Print nothing but the lines from the start of the listing below through the line that contains "ax.set_ylim(1.0, 4.0)". Do not include the pictures.

:::

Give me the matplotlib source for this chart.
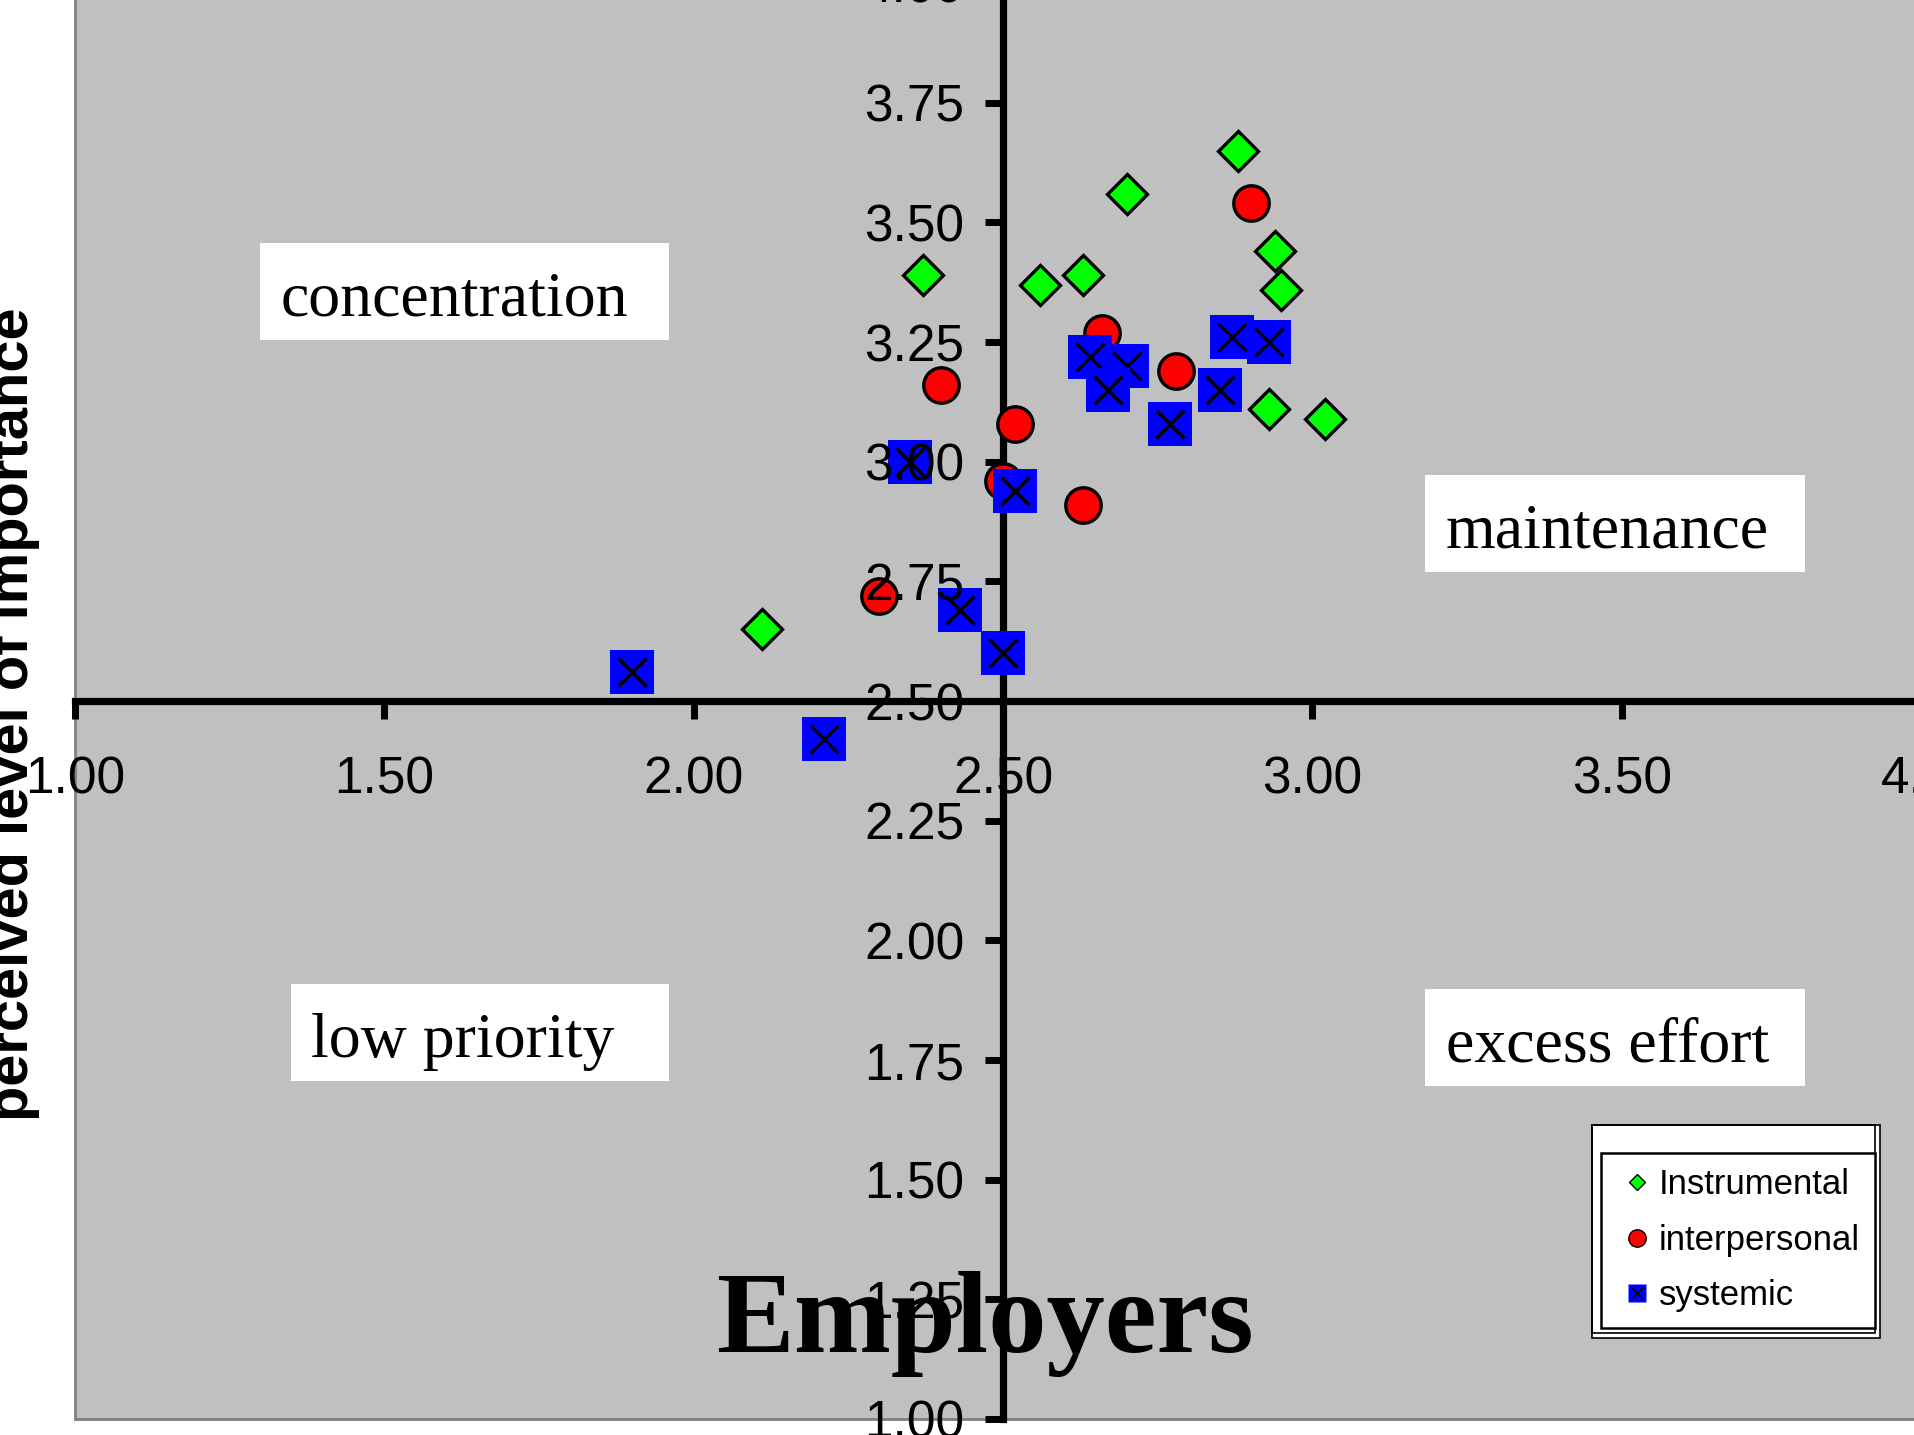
import matplotlib
matplotlib.use("Agg")
import matplotlib.pyplot as plt
from matplotlib.lines import Line2D
from matplotlib.patches import Rectangle
from matplotlib.legend_handler import HandlerTuple
from matplotlib.ticker import FormatStrFormatter, MultipleLocator

# ---- data -------------------------------------------------------------
series_names = ["Instrumental", "interpersonal", "systemic"]

instrumental_x = [2.88, 2.70, 2.37, 2.56, 2.63, 2.94, 2.95, 2.93, 3.02, 2.11]
instrumental_y = [3.65, 3.56, 3.39, 3.37, 3.39, 3.44, 3.36, 3.11, 3.09, 2.65]

interpersonal_x = [2.90, 2.66, 2.78, 2.40, 2.52, 2.50, 2.63, 2.30]
interpersonal_y = [3.54, 3.27, 3.19, 3.16, 3.08, 2.96, 2.91, 2.72]

systemic_x = [2.87, 2.93, 2.70, 2.64, 2.67, 2.85, 2.77, 2.35, 2.52, 2.43, 2.50, 1.90, 2.21]
systemic_y = [3.26, 3.25, 3.20, 3.22, 3.15, 3.15, 3.08, 3.00, 2.94, 2.69, 2.60, 2.56, 2.42]

quadrant_labels = ["concentration", "maintenance", "low priority", "excess effort"]
chart_title = "Employers"
y_title = "perceived level of importance"

# ---- figure geometry (pixels, measured from the top-left corner) --------
W, H, DPI = 1915, 1435, 100
X_LEFT, PX_PER_X = 75.0, 618.7      # x = 1.00 sits at X_LEFT
Y_BOTTOM, PX_PER_Y = 1419.0, 478.6  # y = 1.00 sits at Y_BOTTOM


def fxy(px, py):
    """Pixel position (top-left origin) -> figure fraction."""
    return px / W, 1.0 - py / H


plt.rcParams["font.family"] = ["Liberation Sans", "DejaVu Sans"]

fig = plt.figure(figsize=(W / DPI, H / DPI), dpi=DPI, facecolor="white")
ax = fig.add_axes([X_LEFT / W, (H - Y_BOTTOM) / H,
                   3 * PX_PER_X / W, 3 * PX_PER_Y / H])
ax.set_xlim(1.0, 4.0)
ax.set_ylim(1.0, 4.0)

# plot area: silver fill with a grey border
ax.patch.set_facecolor("#C0C0C0")
ax.patch.set_edgecolor("#808080")
ax.patch.set_linewidth(2.0)

# axes cross at (2.5, 2.5)
for side in ("top", "right"):
    ax.spines[side].set_visible(False)
for side in ("left", "bottom"):
    sp = ax.spines[side]
    sp.set_position(("data", 2.5))
    sp.set_linewidth(5.2)
    sp.set_color("black")
    sp.set_zorder(1.5)

ax.xaxis.set_major_locator(MultipleLocator(0.5))
ax.yaxis.set_major_locator(MultipleLocator(0.25))
ax.xaxis.set_major_formatter(FormatStrFormatter("%.2f"))
ax.yaxis.set_major_formatter(FormatStrFormatter("%.2f"))
ax.tick_params(axis="both", direction="out", length=13, width=5,
               color="black", labelsize=37, labelcolor="black")
ax.tick_params(axis="x", pad=26)
ax.tick_params(axis="y", pad=15)
ax.xaxis.set_zorder(10)
ax.yaxis.set_zorder(10)

# ---- markers ----------------------------------------------------------
ax.plot(instrumental_x, instrumental_y, ls="none", marker="D", ms=20.5,
        mfc="#00FF00", mec="black", mew=2.4, zorder=3)
ax.plot(interpersonal_x, interpersonal_y, ls="none", marker="o", ms=25.5,
        mfc="#FF0000", mec="black", mew=2.4, zorder=4)
for i, (x, y) in enumerate(zip(systemic_x, systemic_y)):
    z = 5 + i * 0.02
    ax.plot([x], [y], ls="none", marker="s", ms=31.7, mfc="#0000FF",
            mec="none", mew=0, zorder=z)
    ax.plot([x], [y], ls="none", marker="x", ms=19.5, mec="black",
            mew=2.4, zorder=z + 0.01)

# ---- quadrant captions in white boxes ---------------------------------
quadrant_boxes = [(260, 243, 669, 340), (1425, 475, 1805, 572),
                  (291, 984, 669, 1081), (1425, 989, 1805, 1086)]
quadrant_text_pos = [(281, 316), (1446, 548), (311, 1057), (1446, 1062)]
for label, (x0, y0, x1, y1), (tx, ty) in zip(quadrant_labels, quadrant_boxes,
                                             quadrant_text_pos):
    ax.add_patch(Rectangle(fxy(x0, y1), (x1 - x0) / W, (y1 - y0) / H,
                           transform=fig.transFigure, facecolor="white",
                           edgecolor="none", zorder=1, clip_on=False))
    ax.text(*fxy(tx, ty), label, transform=fig.transFigure,
            family=["Liberation Serif", "DejaVu Serif"], fontsize=46,
            ha="left", va="baseline", zorder=1.1)

# ---- big title across the lower half ----------------------------------
ax.text(*fxy(985, 1352), chart_title, transform=fig.transFigure,
        family=["Liberation Serif", "DejaVu Serif"], fontweight="bold",
        fontsize=84, ha="center", va="baseline", zorder=1)

# ---- vertical axis title (runs off the left edge) ---------------------
fig.text(*fxy(28, 1121), y_title, rotation=90, rotation_mode="anchor",
         ha="left", va="baseline", fontsize=41.7, fontweight="bold",
         color="black")

# ---- legend -----------------------------------------------------------
ax.add_patch(Rectangle(fxy(1591.7, 1338), (1880 - 1591.7) / W,
                       (1338 - 1125) / H, transform=fig.transFigure,
                       facecolor="white", edgecolor="black", linewidth=1.2,
                       zorder=18, clip_on=False))
ax.add_patch(Rectangle(fxy(1591.7, 1333), (1875 - 1591.7) / W,
                       (1333 - 1125) / H, transform=fig.transFigure,
                       facecolor="none", edgecolor="black", linewidth=1.2,
                       zorder=18.5, clip_on=False))

h_instr = Line2D([], [], ls="none", marker="D", ms=8.2, mfc="#00FF00",
                 mec="black", mew=1)
h_inter = Line2D([], [], ls="none", marker="o", ms=12.5, mfc="#FF0000",
                 mec="black", mew=1)
h_sys = (Line2D([], [], ls="none", marker="s", ms=13, mfc="#0000FF",
                mec="none"),
         Line2D([], [], ls="none", marker="x", ms=9, mec="black", mew=1))
leg = ax.legend([h_instr, h_inter, h_sys], series_names,
                handler_map={tuple: HandlerTuple(ndivide=1, pad=0)},
                loc="upper left", bbox_to_anchor=fxy(1600.7, 1152.7),
                bbox_transform=fig.transFigure, borderaxespad=0,
                frameon=True, fancybox=False, edgecolor="black",
                facecolor="white", framealpha=1,
                prop={"family": "Liberation Sans", "size": 25},
                handlelength=1.2, handletextpad=0.02, labelspacing=0.65,
                borderpad=0.45)
leg.get_frame().set_linewidth(1.8)
leg.set_zorder(20)

fig.savefig("out.png", dpi=DPI, facecolor="white")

:::

> **Result of the task**:
Give me the matplotlib source for this chart.
import matplotlib
matplotlib.use("Agg")
import matplotlib.pyplot as plt
from matplotlib.lines import Line2D
from matplotlib.patches import Rectangle
from matplotlib.legend_handler import HandlerTuple
from matplotlib.ticker import FormatStrFormatter, MultipleLocator

# ---- data -------------------------------------------------------------
series_names = ["Instrumental", "interpersonal", "systemic"]

instrumental_x = [2.88, 2.70, 2.37, 2.56, 2.63, 2.94, 2.95, 2.93, 3.02, 2.11]
instrumental_y = [3.65, 3.56, 3.39, 3.37, 3.39, 3.44, 3.36, 3.11, 3.09, 2.65]

interpersonal_x = [2.90, 2.66, 2.78, 2.40, 2.52, 2.50, 2.63, 2.30]
interpersonal_y = [3.54, 3.27, 3.19, 3.16, 3.08, 2.96, 2.91, 2.72]

systemic_x = [2.87, 2.93, 2.70, 2.64, 2.67, 2.85, 2.77, 2.35, 2.52, 2.43, 2.50, 1.90, 2.21]
systemic_y = [3.26, 3.25, 3.20, 3.22, 3.15, 3.15, 3.08, 3.00, 2.94, 2.69, 2.60, 2.56, 2.42]

quadrant_labels = ["concentration", "maintenance", "low priority", "excess effort"]
chart_title = "Employers"
y_title = "perceived level of importance"

# ---- figure geometry (pixels, measured from the top-left corner) --------
W, H, DPI = 1915, 1435, 100
X_LEFT, PX_PER_X = 75.0, 618.7      # x = 1.00 sits at X_LEFT
Y_BOTTOM, PX_PER_Y = 1419.0, 478.6  # y = 1.00 sits at Y_BOTTOM


def fxy(px, py):
    """Pixel position (top-left origin) -> figure fraction."""
    return px / W, 1.0 - py / H


plt.rcParams["font.family"] = ["Liberation Sans", "DejaVu Sans"]

fig = plt.figure(figsize=(W / DPI, H / DPI), dpi=DPI, facecolor="white")
ax = fig.add_axes([X_LEFT / W, (H - Y_BOTTOM) / H,
                   3 * PX_PER_X / W, 3 * PX_PER_Y / H])
ax.set_xlim(1.0, 4.0)
ax.set_ylim(1.0, 4.0)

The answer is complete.